Gelelim S, T ve C kısaltmalarına. S-Satellite (Uydu), T-Terrestrial (Karasal) ve C-Cable (Kablo) kelimelerinin ilk harfleridir. Yani bu kısaltma sayısal yayının hangi kaynaktan ve yoldan geçerek size geldiğini gösterir. Bunlar arasında size en bildik gelen tabii ki DVB-S olacaktır. Çünkü dijital uydu alıcısı aldığımız tüm cihazların üzerinde bu ifade yeralmaktadır. Yani kaynak uydulardır ve sinyal hava yoluyla alıcısına ulaşır. C kelimesi sayısal kablolu yayını ifade etmektedir. Sayısal yayın kablolu TV için çekilen hatlar üzerinden size ulaşmaktadır. Son dönemde adını çok duyar olduğunuz karasal sayısal yayını ise T kısaltmasıyla ifade edilmektedir. Yani eskiden alışık olduğumuz vericilerle yayın bölgesel olarak gönderilmektedir. Doğal olarak yayın eskiden farklı olarak sayısal olarak iletilmektedir. Karasal sayısal yayınların güzelliği çanak antene ihtiyaç duymamaları ve hareket halindeyken bile yayının kesintisiz alınabilmesidir. Uydu alıcıları gibi devasa çanak antenlere gereksinim yoktur, basit bir antenle karasal uydu yayınını kolayca almak mümkündür. Yani aracınızda giderken bile basit bir anten ve uygun bir alıcı ile sayısal karasal yayını izlemeniz teknolojik olarak mümkün olacaktır. Tıpki eski günlerde olduğu gibi. Buradan görüldüğü gibi sayısal yayınların büyük kitlelere düşük maliyette ulaşmasında en büyük rolü sayısal karasal yayınlar üstlenecektir. Şu an Türkiye' de başta TRT kanalları olmak üzere toplam 5 kanal sayısal karasal yayın denemeleri yapmaktadır.2010- 2015 yılları arasında tüm yurt çapında geçiş öngörülmektedir.
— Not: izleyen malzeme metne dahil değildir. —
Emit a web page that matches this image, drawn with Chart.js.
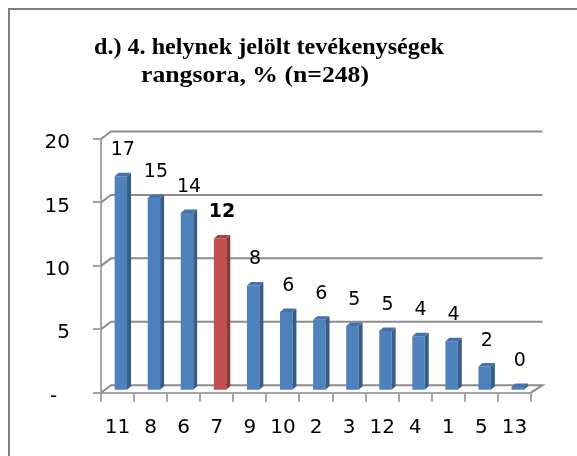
<!DOCTYPE html>
<html>
<head>
<meta charset="utf-8">
<script src="https://cdn.jsdelivr.net/npm/chart.js@4"></script>
<style>
  html, body { margin: 0; padding: 0; background: #fff; overflow: hidden; }
  #frame { position: absolute; left: 8px; top: 8px; width: 700px; height: 600px; border-left: 2px solid #808080; border-top: 2px solid #808080; }
  #wrap { position: absolute; left: 0; top: 0; width: 577px; height: 456px; }
</style>
</head>
<body>
<div id="frame"></div>
<div id="wrap"><canvas id="c" width="577" height="456"></canvas></div>
<script>
// ---- data ----
const categories = ['11', '8', '6', '7', '9', '10', '2', '3', '12', '4', '1', '5', '13'];
const values = [16.9, 15.2, 14.0, 12.0, 8.3, 6.2, 5.6, 5.1, 4.7, 4.3, 3.9, 1.9, 0.3];
const highlightIndex = 3;
const yTicks = [0, 5, 10, 15, 20];
const titleLines = ['d.) 4. helynek jelölt tevékenységek', 'rangsora, % (n=248)'];

// ---- styling ----
const BLUE = '#4F81BD', BLUE_SIDE = '#385D8A', BLUE_TOP = '#4672AA';
const RED = '#C0504D', RED_SIDE = '#8C3836', RED_TOP = '#A8443F';
const GRID = '#8c8c8c', AXIS = '#a6a6a6';
const DX = 10, DY = -7.5;          // depth of the 3D box
const BX = 3.3, BY = -2;           // bar offset into depth
const FX = 4, FY = -3.5;           // bar depth faces
const FONT_FAMILY = '"DejaVu Sans"';
const LBL_FONT = '19px ' + FONT_FAMILY;

const threeD = {
  id: 'threeD',
  beforeDatasetsDraw(chart) {
    const ctx = chart.ctx, y = chart.scales.y, a = chart.chartArea;
    ctx.save();
    ctx.lineWidth = 2;
    ctx.strokeStyle = GRID;
    yTicks.forEach(v => {
      const py = y.getPixelForValue(v);
      ctx.beginPath();
      ctx.moveTo(a.left, py);
      ctx.lineTo(a.left + DX, py + DY);
      ctx.lineTo(a.right + DX + 1.5, py + DY);
      if (v === 0) ctx.lineTo(a.right, py);
      ctx.stroke();
    });
    ctx.restore();
    ctx.save();
    ctx.translate(BX, BY);
  },
  afterDatasetsDraw(chart) {
    const ctx = chart.ctx;
    const meta = chart.getDatasetMeta(0);
    meta.data.forEach((bar, i) => {
      const p = bar.getProps(['x', 'y', 'base', 'width'], true);
      const l = p.x - p.width / 2, r = p.x + p.width / 2;
      const hi = i === highlightIndex;
      ctx.fillStyle = hi ? RED_SIDE : BLUE_SIDE;
      ctx.beginPath();
      ctx.moveTo(r, p.y); ctx.lineTo(r + FX, p.y + FY);
      ctx.lineTo(r + FX, p.base + FY); ctx.lineTo(r, p.base);
      ctx.closePath(); ctx.fill();
      ctx.fillStyle = hi ? RED_TOP : BLUE_TOP;
      ctx.beginPath();
      ctx.moveTo(l, p.y); ctx.lineTo(l + FX, p.y + FY);
      ctx.lineTo(r + FX, p.y + FY); ctx.lineTo(r, p.y);
      ctx.closePath(); ctx.fill();
    });
    ctx.restore();
    // data labels
    ctx.save();
    ctx.fillStyle = '#000';
    ctx.textAlign = 'center';
    ctx.textBaseline = 'alphabetic';
    meta.data.forEach((bar, i) => {
      const p = bar.getProps(['x', 'y'], true);
      ctx.font = (i === highlightIndex ? 'bold ' : '') + LBL_FONT;
      ctx.fillText(values[i].toFixed(0), p.x + BX + 2, p.y + BY - 21);
    });
    ctx.restore();
  },
  afterDraw(chart) {
    const ctx = chart.ctx;
    ctx.save();
    ctx.fillStyle = '#000';
    ctx.font = 'bold 24px "Liberation Serif"';
    ctx.textAlign = 'center';
    ctx.textBaseline = 'alphabetic';
    const lines = [
      { text: titleLines[0], cx: 269, base: 54, w: 350 },
      { text: titleLines[1], cx: 255, base: 82, w: 228 }
    ];
    lines.forEach(L => {
      const m = ctx.measureText(L.text).width;
      ctx.save();
      ctx.translate(L.cx, L.base);
      ctx.scale(L.w / m, 1);
      ctx.fillText(L.text, 0, 0);
      ctx.restore();
    });
    ctx.restore();
  }
};

new Chart(document.getElementById('c'), {
  type: 'bar',
  data: {
    labels: categories,
    datasets: [{
      data: values,
      backgroundColor: values.map((v, i) => i === highlightIndex ? RED : BLUE),
      borderWidth: 0,
      barPercentage: 0.375,
      categoryPercentage: 1
    }]
  },
  options: {
    responsive: false,
    animation: false,
    devicePixelRatio: 1,
    layout: { padding: { top: 139, right: 46, left: 0, bottom: 0 } },
    plugins: { legend: { display: false }, title: { display: false }, tooltip: { enabled: false } },
    scales: {
      x: {
        grid: { display: true, drawOnChartArea: false, drawTicks: true, tickLength: 9, color: AXIS, lineWidth: 2, offset: true },
        border: { display: true, color: AXIS, width: 2 },
        ticks: { color: '#000', font: { family: FONT_FAMILY, size: 20 }, padding: 14, maxRotation: 0, autoSkip: false },
        afterFit(s) { s.height = 456 - 392.7; }
      },
      y: {
        min: 0, max: 20,
        afterBuildTicks(s) { s.ticks = yTicks.map(v => ({ value: v })); },
        grid: { display: true, drawOnChartArea: false, drawTicks: true, tickLength: 8, color: AXIS, lineWidth: 2 },
        border: { display: true, color: AXIS, width: 2 },
        ticks: {
          color: '#000', font: { family: FONT_FAMILY, size: 20 }, padding: 23, labelOffset: 4,
          callback: v => v === 0 ? '-\u00a0\u00a0' : String(v)
        },
        afterFit(s) { s.width = 101; }
      }
    }
  },
  plugins: [threeD]
});
</script>
</body>
</html>
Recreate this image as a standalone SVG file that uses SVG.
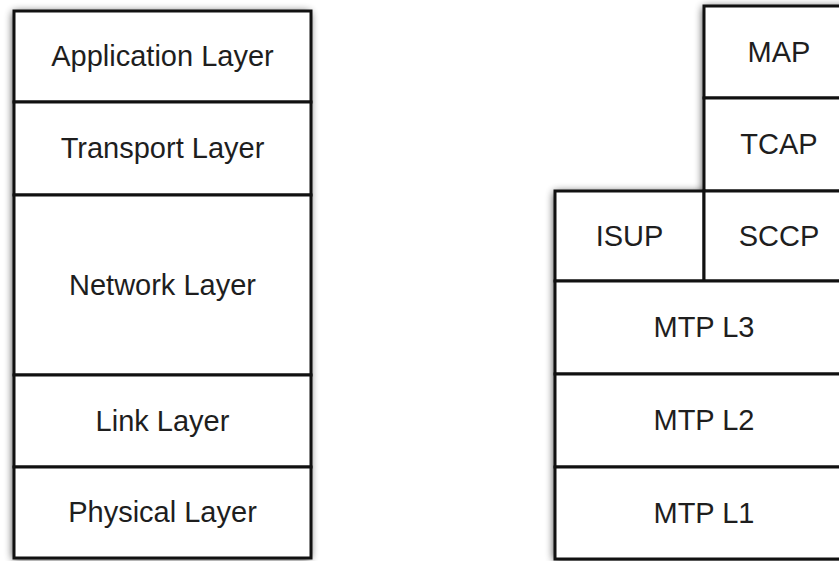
<svg xmlns="http://www.w3.org/2000/svg" width="839" height="561" viewBox="0 0 839 561">
<defs>
<filter id="sh" x="-10%" y="-10%" width="120%" height="120%">
<feGaussianBlur in="SourceAlpha" stdDeviation="4"/>
<feOffset dx="-1" dy="1" result="b"/>
<feComponentTransfer><feFuncA type="linear" slope="0.8"/></feComponentTransfer>
<feMerge><feMergeNode/><feMergeNode in="SourceGraphic"/></feMerge>
</filter>
</defs>
<style>
rect{fill:#fff;stroke:#111;stroke-width:3}
text{font-family:"Liberation Sans",Arial,sans-serif;font-size:29px;fill:#1e1e1e;text-anchor:middle;dominant-baseline:central}
</style>
<rect x="0" y="0" width="839" height="561" style="fill:#fff;stroke:none"/>
<g filter="url(#sh)">
<rect x="14" y="11" width="297" height="547" style="stroke:none"/>
<rect x="704" y="6" width="150" height="280" style="stroke:none"/>
<rect x="555" y="191" width="299" height="368" style="stroke:none"/>
</g>
<g id="application"><rect x="14" y="11" width="297" height="91"/><text x="162.5" y="56">Application Layer</text></g>
<g id="transport"><rect x="14" y="102" width="297" height="93"/><text x="162.5" y="148">Transport Layer</text></g>
<g id="network"><rect x="14" y="195" width="297" height="180"/><text x="162.5" y="284.5">Network Layer</text></g>
<g id="link"><rect x="14" y="375" width="297" height="92"/><text x="162.5" y="420.5">Link Layer</text></g>
<g id="physical"><rect x="14" y="467" width="297" height="91"/><text x="162.5" y="512">Physical Layer</text></g>
<g id="map"><rect x="704" y="6" width="150" height="92"/><text x="779" y="51.5">MAP</text></g>
<g id="tcap"><rect x="704" y="98" width="150" height="93"/><text x="779" y="144">TCAP</text></g>
<g id="isup"><rect x="555" y="191" width="149" height="90"/><text x="629.5" y="235.5">ISUP</text></g>
<g id="sccp"><rect x="704" y="191" width="150" height="90"/><text x="779" y="235.5">SCCP</text></g>
<g id="mtpl3"><rect x="555" y="281" width="299" height="93"/><text x="704" y="327">MTP L3</text></g>
<g id="mtpl2"><rect x="555" y="374" width="299" height="93"/><text x="704" y="420">MTP L2</text></g>
<g id="mtpl1"><rect x="555" y="467" width="299" height="92"/><text x="704" y="512.5">MTP L1</text></g>
<g id="connectors"/>
</svg>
Peki sayısal karasal yayınlar uyduların yerini mi alacak? Kesinlikle hayır. Şu an dünya çevresinde yüzlerce uydu var ve bunların pekçoğu yayıncılık amacıyla kullanılıyor. Bunlardan dünyaya şifreli veya şifresiz binlerce dijital yayın gönderiliyor. Bugün standart bir uydu alıcısı ve iki uygun çanak antenle binlerce kanalı izlemek içten bile değil. Dolayısıyla sayısal uydu yayınları zenginlik ve içerikte her zaman rakipsiz olacaktır. Kablolu TV' de olduğu gibi gerek DVB-C veya DVB-T' de kaynak size ne gönderirse siz de ancak onu izleyebilirsiniz. Ne bir eksik ne de bir fazla. Ancak çok fazla içerik ve çok fazla kanal çeşitliliğiyle ilgilenmeyen standart beklentileri olan birçok aile için DVB-T tercih nedeni olabilir. Gelecek Türkiye' de ne getirecek pek bilinmez ancak şu an için sayısal uydu yayınlarının yakın gelecekte pek alternatifi yok gibi. Karasal uydu yayınlarının oturması ve yaygınlaşıp içerik olarak uydu yayınlarına dişli bir rakip olmasa bile azla yetinen aileler için iyi bir alternatif olması oldukça fazla zaman alacaktır.
Şu an için DVB-T yayınları için alıcı almak pek mantıklı gözükmüyor. Ancak bazı firmalar birkaç sayısal yayın türünü alabilen ürünleri piyasaya sürmüş durumdalar. Yani hem DVB-S hem de DVB-T yayınlarına uygun cihazları bulmanız olası. Ancak bu da ek maliyeti beraberinde getirmektedir. Şu an için bu tür bir maliyete değecek şartlar Türkiye'de maalesef oluşmuş değil.